Above all, the patch detecting method is a method whereby the density of a reference toner image (hereinafter referred to as a patch image) formed on a photosensitive member is read using a light source, provided opposite the surface of the toner image, and a sensor, for receiving light reflected by the surface; and whereby, to adjust toner density, toner is replenished based on a value output by the sensor. Therefore, since a sensor need not be provided for each developing device, and since a cost savings can thus be realized, the patch detecting method has been widely employed.
When an image forming apparatus is employed for an extended period of time, toner supplied from a toner storage unit is consumed, so that the amount of toner remaining must constantly be monitored, and a user must be requested to replenish the supply as necessary. Conventionally, residual toner amount detecting means of a piezoelectric type, an antenna type and a photodetecting type have been proposed and have been employed. Another method is a toner presence/absence detecting method using the patch detecting method. When, for example, the detection output for the density of a patch image is equal to or smaller than a predetermined value, or when the value of a patch image density obtained after a forced toner replenishment operation has been performed is less than a predetermined value, it is determined that there is an absence of toner (for example, Japanese Patent Application Laid-Open No. H5-66669). And since only one sensor is required, both for detecting the presence/absence of toner and for controlling toner density, a special sensor for monitoring the toner supply is not required, making this is a very superior, cost efficient method.
However, using this method, a determination is made merely as to whether a value detected for patch image density is greater or smaller than a predetermined value, and it is difficult to ascertain whether toner has actually been exhausted or whether a factor other than toner density is responsible for a reduction in the patch image density. To resolve this problem, instead of the above method that employs, during normal operation, a value detected and output for the patch image density, a method that determines whether a detected output, obtained following the performance of a forced toner replenishment operation, exceeds a predetermined value can be employed to determine the presence/absence of toner. With this method, so long as there is toner remaining in the toner storage unit, the density of a patch image is absolutely increased following the forced replenishment of toner. Therefore, regardless of the state of the developer, whether toner is present or absent can correctly be ascertained.
However, when a fixed value is employed as a threshold value for determining the presence/absence of toner, the following problem has arisen: Whereas for a patch detecting operation performed during a normal toner replenishment process a reference signal value is corrected in accordance with the conditions encountered during that specific situation, when a fixed threshold value is used during an operation performed to detect the presence/absence of toner, a patch image density signal fluctuates, depending on the current situation, and the difference between the threshold and the detected value may be too large, or too small, so that the presence/absence of toner cannot correctly be determined.
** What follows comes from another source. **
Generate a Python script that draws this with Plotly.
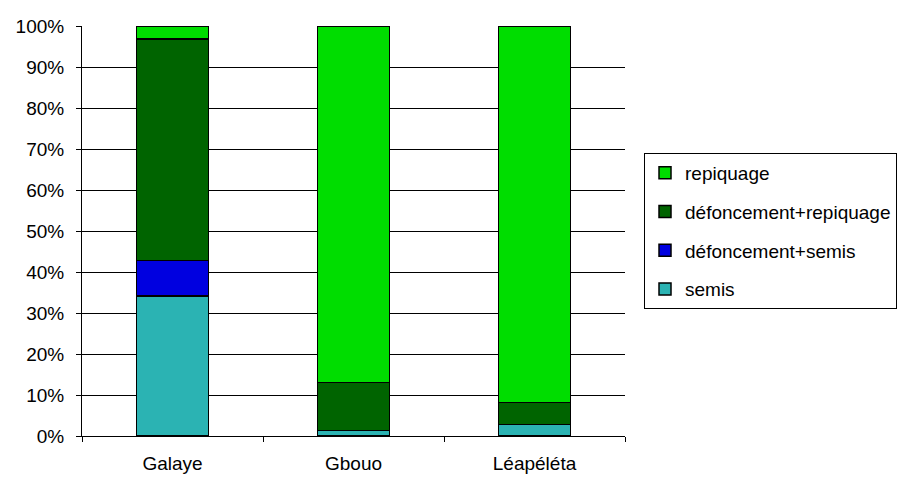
import plotly.graph_objects as go

categories = ["Galaye", "Gbouo", "Léapéléta"]
semis = [34.1, 1.4, 2.8]
defonc_semis = [8.7, 0.0, 0.0]
defonc_repiquage = [54.0, 11.7, 5.4]
repiquage = [3.2, 86.9, 91.8]
y_ticks = [0, 10, 20, 30, 40, 50, 60, 70, 80, 90, 100]
y_tick_labels = [f"{v}%" for v in y_ticks]

series = [
    ("semis", semis, "#2bb3b3", 4),
    ("défoncement+semis", defonc_semis, "#0000e0", 3),
    ("défoncement+repiquage", defonc_repiquage, "#006400", 2),
    ("repiquage", repiquage, "#00dd00", 1),
]

fig = go.Figure()
for name, vals, col, rank in series:
    fig.add_trace(go.Bar(
        x=categories, y=vals, name=name,
        marker=dict(color=col, line=dict(color="black", width=1.5)),
        legendgroup=name, legendrank=rank,
    ))

font = dict(family="Liberation Sans, Arial, sans-serif", size=19, color="black")
fig.update_layout(
    barmode="stack",
    bargap=0.6,
    width=899, height=469,
    margin=dict(l=74, r=282, t=18, b=41, autoexpand=False),
    paper_bgcolor="white", plot_bgcolor="white",
    font=font,
    showlegend=True,
    legend=dict(
        x=1.035, xanchor="left", y=0.50, yanchor="middle",
        traceorder="grouped", tracegroupgap=11,
        bordercolor="black", borderwidth=1, font=font,
        itemwidth=30,
    ),
    xaxis=dict(
        showline=True, linecolor="black", linewidth=1,
        ticks="outside", ticklen=5, tickcolor="black",
        tickson="boundaries", showgrid=False,
        ticklabelstandoff=10, automargin=False,
    ),
    yaxis=dict(
        range=[0, 100], tickvals=y_ticks, ticktext=y_tick_labels,
        showline=True, linecolor="black", linewidth=1,
        ticks="outside", ticklen=5, tickcolor="black",
        showgrid=True, gridcolor="black", gridwidth=1,
        zeroline=False, ticklabelstandoff=8, automargin=False,
    ),
)

fig.write_html("out.html")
Furthermore, when the environment of the image forming apparatus is changed, the γ characteristics of a developer also fluctuate, and relative to the toner density the sensitivity of the patch image density signal is also changed. Further, since the γ characteristics of the developer also change in accordance with the accumulative use period for the developer, accordingly, the sensitivity of the patch image density signal relative to the toner density is changed. As is described above, when relative to the toner density the sensitivity of the patch image density signal is changed, the amount of change in the patch image density signal varies relative to the same change in the toner density. In this case also, when the threshold value is fixed, the presence/absence of toner cannot be correctly detected.